Almost every business and every worker (some 30 million, or 18% per the FTC’s estimate – including both employees and independent contractors) that has entered into a non compete will be impacted by the FTC’s new rule. That said, there are a few specific exemptions that you can read about further down. It also targets potential workarounds, such as non disclosure agreements (NDAs) and non-solicitation agreements that would have the same effect as a non compete clause or agreement.
When Does the FTC’s New Rule for Non Compete Agreements Take Effect?
The FTC’s non compete ban will go into effect 120 days after the final rule has been published, not 120 days after their recent announcement. As of the posting of this article (April 29, 2024), the rule has not yet been published in the Federal Register. In other words, the exact date isn’t known to us yet, but according to the FTC chair, the effective date is expected to be some time in September.
Is There a Notice Requirement for Employers?
Yes. Employers have until the final rule takes effect to provide notice to all workers (other than senior executives) who are subject to a non-compete that will be invalidated once the rule takes effect. A sample notice provided by the FTC is available below.
“A new rule enforced by the Federal Trade Commission makes it unlawful for us to enforce a non-compete clause. As of [DATE EMPLOYER CHOOSES BUT NO LATER THAN EFFECTIVE DATE OF THE FINAL RULE]. [EMPLOYER NAME] will not enforce any non-compete clause against you. This means that as of [DATE EMPLOYER CHOOSES BUT NO LATER THAN EFFECTIVE DATE OF THE FINAL RULE.]
You may seek or accept a job with any company or any person – even if they compete with [EMPLOYER NAME].
You may run your own business – even if it competes with [EMPLOYER NAME].
You may compete with [EMPLOYER NAME] following your employment with [EMPLOYER NAME].
The FTC’s new rule does not affect any other terms or conditions of your employment. For more information about the rule, visit ftc.gov/noncompetes. Complete and accurate translations of the notice in certain languages other than English, including Spanish, Chinese, Arabic, Vietnamese, Tagalog, and Korean, are available at ftc.gov/noncompetes.
What Exemptions Exist Under the FTC’s New Rule Banning Non Compete Agreements?
Despite the ruling’s broad scope, the FTC has allowed for a few exceptions:
- Non compete agreements used by nonprofit organizations, as they fall outside of the FTC’s authority.
- Non compete agreements that are entered into as a part of buying or selling a business.
- Enforcement on non compete agreements that were violated prior to the ruling’s effective date (120 days after it is published in the Federal Register.)
- Existing non compete agreements for senior executives can remain in place. However, new non compete agreements won’t be allowed even for senior executives.

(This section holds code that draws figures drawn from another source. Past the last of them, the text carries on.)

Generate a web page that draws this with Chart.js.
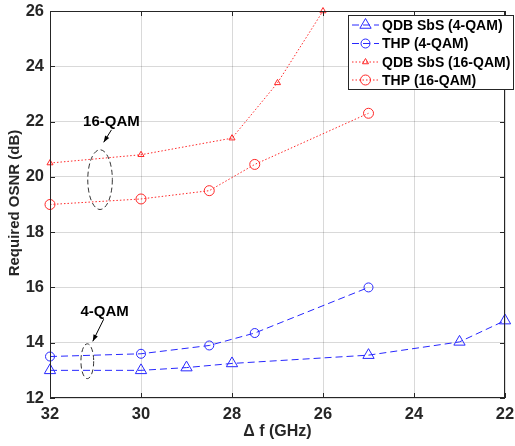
<!DOCTYPE html>
<html><head><meta charset="utf-8">
<script src="https://cdn.jsdelivr.net/npm/chart.js@4/dist/chart.umd.min.js"></script>
<style>html,body{margin:0;padding:0;background:#fff}#wrap{width:515px;height:446px}</style>
</head><body><div id="wrap"><canvas id="c" width="515" height="446"></canvas></div>
<script>
// Data
const qdb4X = [32, 30, 29, 28, 25, 23, 22];
const qdb4Y = [13.0, 13.0, 13.1, 13.25, 13.55, 14.03, 14.8];
const thp4X = [32, 30, 28.5, 27.5, 25];
const thp4Y = [13.5, 13.6, 13.9, 14.35, 16.0];
const qdb16X = [32, 30, 28, 27, 26];
const qdb16Y = [20.5, 20.8, 21.4, 23.4, 26.0];
const thp16X = [32, 30, 28.5, 27.5, 25];
const thp16Y = [19.0, 19.2, 19.5, 20.45, 22.3];
const seriesNames = ['QDB SbS (4-QAM)', 'THP (4-QAM)', 'QDB SbS (16-QAM)', 'THP (16-QAM)'];
const xTicks = [32, 30, 28, 26, 24, 22];
const yTicks = [12, 14, 16, 18, 20, 22, 24, 26];

const pts = (xs, ys) => xs.map((x, i) => ({x, y: ys[i]}));
const BLUE = 'rgb(40,40,255)', RED = 'rgb(255,40,40)';
const FONT = '"Liberation Sans", Arial, sans-serif';

const datasets = [
  {label: seriesNames[0], data: pts(qdb4X, qdb4Y), borderColor: BLUE, borderWidth: 1, borderDash: [7, 4],
   pointStyle: 'triangle', pointRadius: 6.5, pointBorderColor: BLUE, pointBackgroundColor: 'rgba(0,0,0,0)', pointBorderWidth: 1, clip: false},
  {label: seriesNames[1], data: pts(thp4X, thp4Y), borderColor: BLUE, borderWidth: 1, borderDash: [7, 4],
   pointStyle: 'circle', pointRadius: 4.5, pointBorderColor: BLUE, pointBackgroundColor: 'rgba(0,0,0,0)', pointBorderWidth: 1, clip: false},
  {label: seriesNames[2], data: pts(qdb16X, qdb16Y), borderColor: RED, borderWidth: 1, borderDash: [1.5, 2],
   pointStyle: 'triangle', pointRadius: 3.5, pointBorderColor: RED, pointBackgroundColor: 'rgba(0,0,0,0)', pointBorderWidth: 1, clip: false},
  {label: seriesNames[3], data: pts(thp16X, thp16Y), borderColor: RED, borderWidth: 1, borderDash: [1.5, 2],
   pointStyle: 'circle', pointRadius: 5, pointBorderColor: RED, pointBackgroundColor: 'rgba(0,0,0,0)', pointBorderWidth: 1, clip: false}
];

const annotations = [
  {text: '16-QAM', cx: 30.9, cy: 19.9, rxGHz: 0.27, ryDb: 1.08, labelX: 30.65, labelY: 22.0, arrFrom: [30.65, 21.7], arrTo: [30.82, 21.25]},
  {text: '4-QAM', cx: 31.18, cy: 13.33, rxGHz: 0.14, ryDb: 0.63, labelX: 30.8, labelY: 15.1, arrFrom: [30.82, 14.85], arrTo: [31.06, 14.05]}
];

const decor = {
  id: 'decor',
  afterDraw(chart) {
    const {ctx, chartArea: a, scales: {x, y}} = chart;
    ctx.save();
    ctx.strokeStyle = '#262626'; ctx.lineWidth = 1;
    ctx.strokeRect(a.left + 0.5, a.top + 0.5, a.right - a.left - 1, a.bottom - a.top - 1);
    ctx.beginPath();
    xTicks.forEach(v => { const px = Math.round(x.getPixelForValue(v)) + 0.5;
      ctx.moveTo(px, a.bottom); ctx.lineTo(px, a.bottom - 5); ctx.moveTo(px, a.top); ctx.lineTo(px, a.top + 5); });
    yTicks.forEach(v => { const py = Math.round(y.getPixelForValue(v)) + 0.5;
      ctx.moveTo(a.left, py); ctx.lineTo(a.left + 5, py); ctx.moveTo(a.right, py); ctx.lineTo(a.right - 5, py); });
    ctx.stroke();
    annotations.forEach(an => {
      const cx = x.getPixelForValue(an.cx), cy = y.getPixelForValue(an.cy);
      const rx = Math.abs(x.getPixelForValue(an.cx + an.rxGHz) - cx);
      const ry = Math.abs(y.getPixelForValue(an.cy + an.ryDb) - cy);
      ctx.strokeStyle = '#333'; ctx.lineWidth = 1; ctx.setLineDash([5, 3]);
      ctx.beginPath(); ctx.ellipse(cx, cy, rx, ry, 0, 0, Math.PI * 2); ctx.stroke();
      ctx.setLineDash([]);
      const x1 = x.getPixelForValue(an.arrFrom[0]), y1 = y.getPixelForValue(an.arrFrom[1]);
      const x2 = x.getPixelForValue(an.arrTo[0]), y2 = y.getPixelForValue(an.arrTo[1]);
      ctx.strokeStyle = '#000';
      ctx.beginPath(); ctx.moveTo(x1, y1); ctx.lineTo(x2, y2); ctx.stroke();
      const ang = Math.atan2(y2 - y1, x2 - x1), L = 7;
      ctx.fillStyle = '#000';
      ctx.beginPath(); ctx.moveTo(x2, y2);
      ctx.lineTo(x2 - L * Math.cos(ang - 0.35), y2 - L * Math.sin(ang - 0.35));
      ctx.lineTo(x2 - L * Math.cos(ang + 0.35), y2 - L * Math.sin(ang + 0.35));
      ctx.closePath(); ctx.fill();
      ctx.font = 'bold 15px ' + FONT; ctx.textAlign = 'center'; ctx.textBaseline = 'middle';
      ctx.fillText(an.text, x.getPixelForValue(an.labelX), y.getPixelForValue(an.labelY));
    });
    ctx.fillStyle = '#262626';
    ctx.font = 'bold 16px ' + FONT; ctx.textAlign = 'center'; ctx.textBaseline = 'middle';
    ctx.fillText('\u0394 f (GHz)', 277.5, 432);
    ctx.save(); ctx.translate(15, 203); ctx.rotate(-Math.PI / 2);
    ctx.font = 'bold 15px ' + FONT; ctx.fillText('Required OSNR (dB)', 0, 0); ctx.restore();
    const lx = 348, ly = 15, lw = 166, lh = 75;
    ctx.fillStyle = '#fff'; ctx.fillRect(lx, ly, lw, lh);
    ctx.strokeStyle = '#262626'; ctx.lineWidth = 1; ctx.strokeRect(lx + 0.5, ly + 0.5, lw - 1, lh - 1);
    const rows = [25, 43.5, 62, 80];
    chart.data.datasets.forEach((ds, i) => {
      const ry = rows[i];
      ctx.strokeStyle = ds.borderColor; ctx.setLineDash(ds.borderDash); ctx.lineWidth = 1;
      ctx.beginPath(); ctx.moveTo(352, ry); ctx.lineTo(379, ry); ctx.stroke(); ctx.setLineDash([]);
      ctx.fillStyle = 'rgba(0,0,0,0)'; ctx.strokeStyle = ds.pointBorderColor; ctx.lineWidth = 1;
      Chart.helpers.drawPoint(ctx, {pointStyle: ds.pointStyle, radius: ds.pointRadius, borderWidth: 1}, 365.5, ry);
      ctx.fillStyle = '#000'; ctx.font = 'bold 14px ' + FONT; ctx.textAlign = 'left'; ctx.textBaseline = 'middle';
      ctx.fillText(ds.label, 382, ry + 1);
    });
    ctx.restore();
  }
};

new Chart(document.getElementById('c'), {
  type: 'line',
  data: {datasets},
  options: {
    responsive: false, animation: false, devicePixelRatio: 1,
    layout: {padding: {top: 11, right: 10, left: 0, bottom: 0}},
    plugins: {legend: {display: false}, tooltip: {enabled: false}},
    scales: {
      x: {type: 'linear', reverse: true, min: 22, max: 32,
        afterFit: s => { s.height = 48; s.paddingLeft = 0; s.paddingRight = 0; },
        afterBuildTicks: s => { s.ticks = xTicks.map(v => ({value: v})); },
        grid: {color: 'rgba(0,0,0,0.15)', drawTicks: false},
        border: {display: false},
        ticks: {padding: 7, color: '#262626', font: {family: FONT, size: 16.5, weight: 'bold'}, maxRotation: 0}},
      y: {type: 'linear', min: 12, max: 26,
        afterFit: s => { s.width = 50; s.paddingTop = 0; s.paddingBottom = 0; },
        afterBuildTicks: s => { s.ticks = yTicks.map(v => ({value: v})); },
        grid: {color: 'rgba(0,0,0,0.15)', drawTicks: false},
        border: {display: false},
        ticks: {padding: 6, color: '#262626', font: {family: FONT, size: 16.5, weight: 'bold'}}}
    }
  },
  plugins: [decor]
});
</script></body></html>
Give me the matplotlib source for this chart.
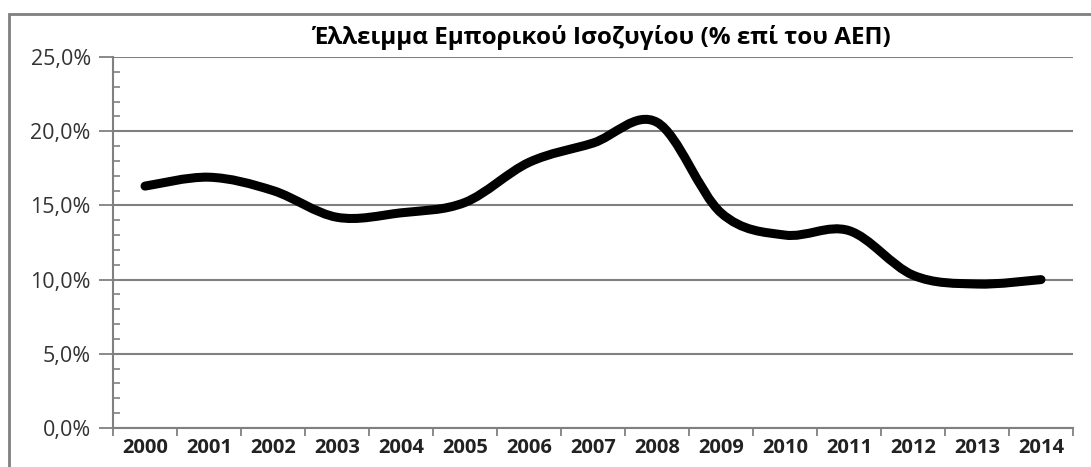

- The FTC defines senior executives as individuals who 1) received at least $151,164 in compensation during the previous year and 2) make policy decisions for the company “that control significant aspects of a business entity or a common enterprise” (Final Rule, § 910.1). It does not, however, cover those whose authority is limited only to advising or who only have authority over subsidiary or affiliate companies.
What Does This Mean for Existing Florida Non Compete Laws?
You may already know that Florida has its own restrictions in place for non competes. However, the FTC’s new rule will take precedence over state law, but it won’t nullify any additional laws that the State has enacted. In other words, the State of Florida can’t pass any laws to ignore the rule, but it can pass laws that would supplement it.
Practical Steps for Moving Forward
Unfortunately, as the Final Ruling was only recently released, there is still limited information about certain aspects of the rule. If passed as presently written, then non-exempt non competes will be treated as an unfair method of competition in violation of Section 5 of the FTC Act. Keep in mind that what we know now is subject to change as things are worked out in the courts, too. For now, the best move is to stay informed on any recent developments, which we’ll also be sure to post on our website.
This information is a summary meant for general information and discussion purposes only and may be considered an advertisement for certain purposes. It is based on the information available to us at this point in time and, as such, is not a full analysis, may not be relied upon as legal advice, and does not claim to represent the views of our clients or FL Patel Law PLLC. The views expressed herein are solely those of the author unless otherwise noted.